Trust lost is hard to regain
Trust is one of the most valuable assets an organization possesses. It’s also one of the easiest to damage. In an era where clients expect their data to be constantly protected and available, a single cyber incident can erode years of hard-earned trust — and rebuilding that trust is far more expensive than protecting it in the first place.
Resilience drives competitive advantage
Today, disruption is inevitable, and a cyber incident is only a matter of “when.” A resilient business can recover quickly and maintain business continuity in the face of disasters. It also shows that your clients can rely on you with confidence, influencing purchasing decisions and long-term contracts.
Resilience also strengthens operational agility, allowing you to adapt more quickly to change, such as responding to cyber incidents, regulatory shifts or market disruptions.
Building a culture of resilience
When it comes to strengthening cyber resilience, culture and processes matter just as much as the tools themselves. To achieve true resilience, your organization must change the way it thinks about risk, responsibility and recovery.

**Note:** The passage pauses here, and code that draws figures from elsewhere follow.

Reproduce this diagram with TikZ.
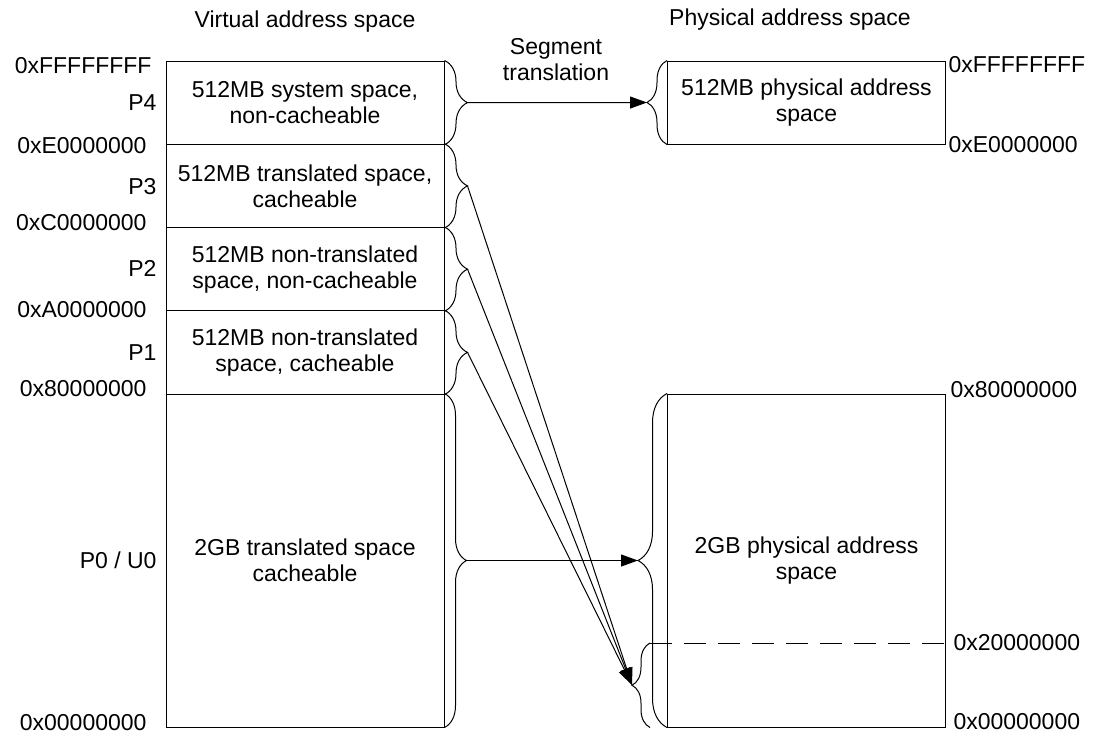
\documentclass[tikz,border=0pt]{standalone}
\usepackage{fontspec}
\setmainfont{Liberation Sans}
\usetikzlibrary{arrows.meta,decorations.pathreplacing}
\begin{document}
\begin{tikzpicture}[x=0.5pt,y=-0.5pt,line width=0.5pt,
  font=\fontsize{11.5pt}{13pt}\selectfont,
  seg/.style={draw,minimum width=139pt,minimum height=#1,align=center,inner sep=0pt},
  addr/.style={inner sep=0pt},
  brc/.style={decorate,decoration={brace,amplitude=#1}},
  arr/.style={-{Triangle[length=8.5pt,width=6pt]}}]
\useasboundingbox (0,0) rectangle (1102,734);
\node[align=center] (vtitle) at (305,22) {Virtual address space};
\node[align=center] (ptitle) at (790,20) {Physical address space};
\node[align=center] (segtr) at (556,60) {Segment\\translation};
\node[seg=41.625pt] (p4) at (305,102.625) {512MB system space,\\non-cacheable};
\node[seg=41.625pt] (p3) at (305,185.875) {512MB translated space,\\cacheable};
\node[seg=41.625pt] (p2) at (305,269.125) {512MB non-translated\\space, non-cacheable};
\node[seg=41.625pt] (p1) at (305,352.375) {512MB non-translated\\space, cacheable};
\node[seg=166.5pt] (p0) at (305,560.5) {2GB translated space\\cacheable};
\node[seg=41.5pt] (ph4) at (806.5,102.5) {512MB physical address\\space};
\node[seg=166.5pt] (ph0) at (806.5,560.5) {2GB physical address\\space};
\node[addr,anchor=east] (vff) at (152,66) {0xFFFFFFFF};
\node[addr,anchor=east] (ve0) at (147,146) {0xE0000000};
\node[addr,anchor=east] (vc0) at (147,223) {0xC0000000};
\node[addr,anchor=east] (va0) at (147,310) {0xA0000000};
\node[addr,anchor=east] (v80) at (147,389) {0x80000000};
\node[addr,anchor=east] (v00) at (147,723) {0x00000000};
\node[addr,anchor=east] (lp4) at (157,103) {P4};
\node[addr,anchor=east] (lp3) at (157,187) {P3};
\node[addr,anchor=east] (lp2) at (157,268) {P2};
\node[addr,anchor=east] (lp1) at (157,353) {P1};
\node[addr,anchor=east] (lp0) at (157,560) {P0 / U0};
\node[addr,anchor=west] (pff) at (948,65) {0xFFFFFFFF};
\node[addr,anchor=west] (pe0) at (948,145) {0xE0000000};
\node[addr,anchor=west] (p80) at (950,390) {0x80000000};
\node[addr,anchor=west] (p00) at (953,722) {0x00000000};
\foreach \i in {4,3,2,1} {
  \draw[brc=11.5pt] (p\i.north east) -- (p\i.south east);
  \coordinate (tip\i) at ([xshift=11.5pt]p\i.east);
}
\draw[brc=11pt] (p0.north east) -- (p0.south east);
\coordinate (tip0) at ([xshift=11pt]p0.east);
\draw[brc=10pt] (ph4.south west) -- (ph4.north west);
\coordinate (phtip4) at ([xshift=-10pt]ph4.west);
\draw[brc=14.5pt] (ph0.south west) -- (ph0.north west);
\coordinate (phtip0) at ([xshift=-14.5pt]ph0.west);
\coordinate (lowtop) at (650,643);
\coordinate (lowbot) at (lowtop |- ph0.south);
\draw[brc=9pt] (lowbot) -- (lowtop);
\coordinate (lowtip) at ([xshift=-9pt]650,685);
\draw[dash pattern=on 11pt off 6pt] (lowtop) -- (lowtop -| ph0.east)
  node[addr,anchor=west,xshift=3.5pt] (p20) {0x20000000};
\draw[arr] (tip4) -- (phtip4);
\draw[arr] (tip0) -- (phtip0);
\foreach \i in {3,2,1}
  \draw[arr] (tip\i) -- (lowtip);
\end{tikzpicture}
\end{document}
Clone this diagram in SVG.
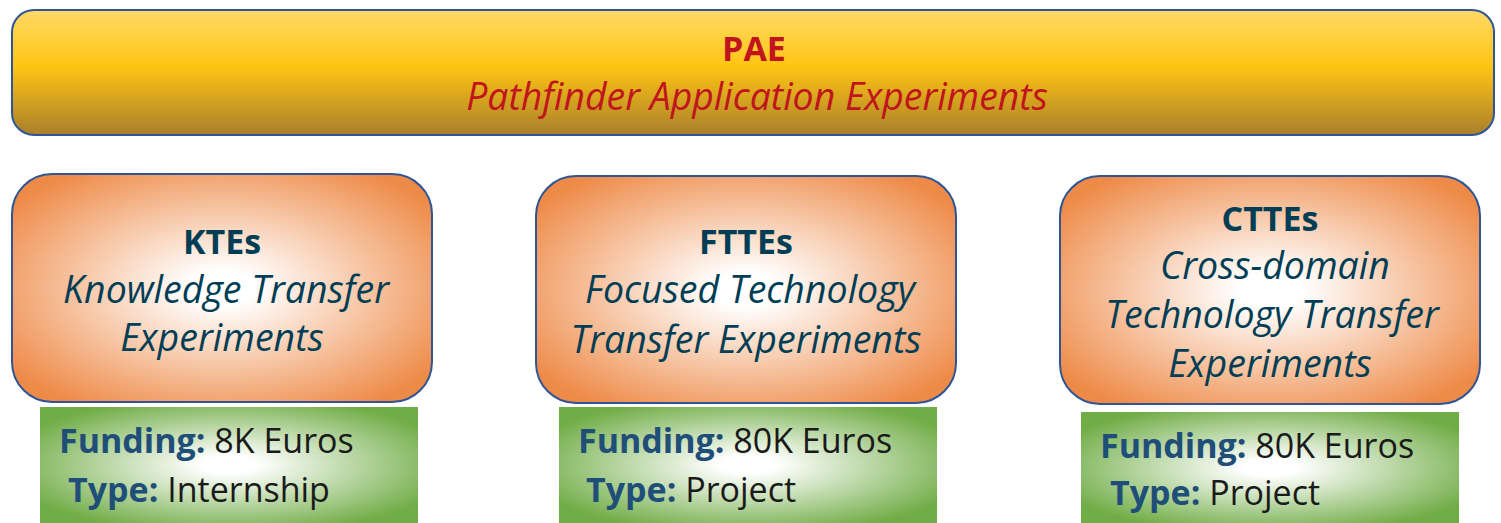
<svg xmlns="http://www.w3.org/2000/svg" width="1501" height="523" viewBox="0 0 1501 523">
<defs>
<linearGradient id="gold" x1="0" y1="0" x2="0" y2="1">
<stop offset="0" stop-color="#FFD966"/>
<stop offset="0.45" stop-color="#FFC513"/>
<stop offset="1" stop-color="#A97F2C"/>
</linearGradient>
<radialGradient id="orange" cx="0.5" cy="0.5" r="0.62">
<stop offset="0.12" stop-color="#FFFFFF"/>
<stop offset="1" stop-color="#EE8A47"/>
</radialGradient>
<radialGradient id="green" cx="0.5" cy="0.5" r="0.6">
<stop offset="0.12" stop-color="#FFFFFF"/>
<stop offset="1" stop-color="#71AD47"/>
</radialGradient>
<style>
.frame{stroke:#2F5597;stroke-width:2}
.t{font-family:"Open Sans",Lato,sans-serif;text-anchor:middle;fill:#013E55}
.h{font-weight:bold;font-size:34px}
.i{font-style:italic;font-size:37.5px}
.f{font-family:"Open Sans",Lato,sans-serif;font-size:34px;fill:#1A1A1A}
.lab{font-weight:bold;fill:#1F4E79}
</style>
</defs>
<g id="pae">
<rect class="frame" x="12" y="10" width="1482" height="125" rx="22" fill="url(#gold)"/>
<text x="754" y="61" font-family="'Open Sans',Lato,sans-serif" font-size="34" font-weight="bold" fill="#C0151D" text-anchor="middle">PAE</text>
<text x="757" y="110" font-family="'Open Sans',Lato,sans-serif" font-size="37.4" font-style="italic" fill="#C0151D" text-anchor="middle">Pathfinder Application Experiments</text>
</g>
<g id="ktes">
<rect class="frame" x="12" y="174" width="420" height="228" rx="40" fill="url(#orange)"/>
<text class="t h" x="222" y="254">KTEs</text>
<text class="t i" x="226" y="303">Knowledge Transfer</text>
<text class="t i" x="222" y="351">Experiments</text>
</g>
<g id="ktes-info">
<rect x="40" y="407" width="378" height="116" fill="url(#green)"/>
<text class="f" x="59" y="453"><tspan class="lab">Funding:</tspan> 8K Euros</text>
<text class="f" x="68" y="502"><tspan class="lab">Type:</tspan> Internship</text>
</g>
<g id="fttes">
<rect class="frame" x="536" y="176" width="420" height="227" rx="40" fill="url(#orange)"/>
<text class="t h" x="746" y="254">FTTEs</text>
<text class="t i" x="750" y="303">Focused Technology</text>
<text class="t i" x="746" y="353">Transfer Experiments</text>
</g>
<g id="fttes-info">
<rect x="559" y="407" width="378" height="116" fill="url(#green)"/>
<text class="f" x="578" y="453"><tspan class="lab">Funding:</tspan> 80K Euros</text>
<text class="f" x="586" y="502"><tspan class="lab">Type:</tspan> Project</text>
</g>
<g id="cttes">
<rect class="frame" x="1060" y="176" width="420" height="228" rx="40" fill="url(#orange)"/>
<text class="t h" x="1270" y="231">CTTEs</text>
<text class="t i" x="1275" y="279">Cross-domain</text>
<text class="t i" x="1272" y="328">Technology Transfer</text>
<text class="t i" x="1270" y="377">Experiments</text>
</g>
<g id="cttes-info">
<rect x="1081" y="412" width="378" height="111" fill="url(#green)"/>
<text class="f" x="1100" y="458"><tspan class="lab">Funding:</tspan> 80K Euros</text>
<text class="f" x="1110" y="505"><tspan class="lab">Type:</tspan> Project</text>
</g>
<g id="connectors"/>
</svg>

Start by treating cyber-risk as a business priority and not just a technical issue. Set clear expectations, define roles and responsibilities and create a path for regular communication.
Training and preparedness are crucial to building resilience. Conduct regular training to enable your employees to recognize threats, follow secure practices and respond appropriately during incidents. Perform regular simulations and disaster recovery tests to reduce panic, identify gaps before a real crisis occurs and ensure your recovery plan works when you need it the most.
Ultimately, building a culture of resilience means making preparedness a shared responsibility. When people, processes and technology are aligned around continuity and recovery, resilience becomes a defining characteristic of the organization.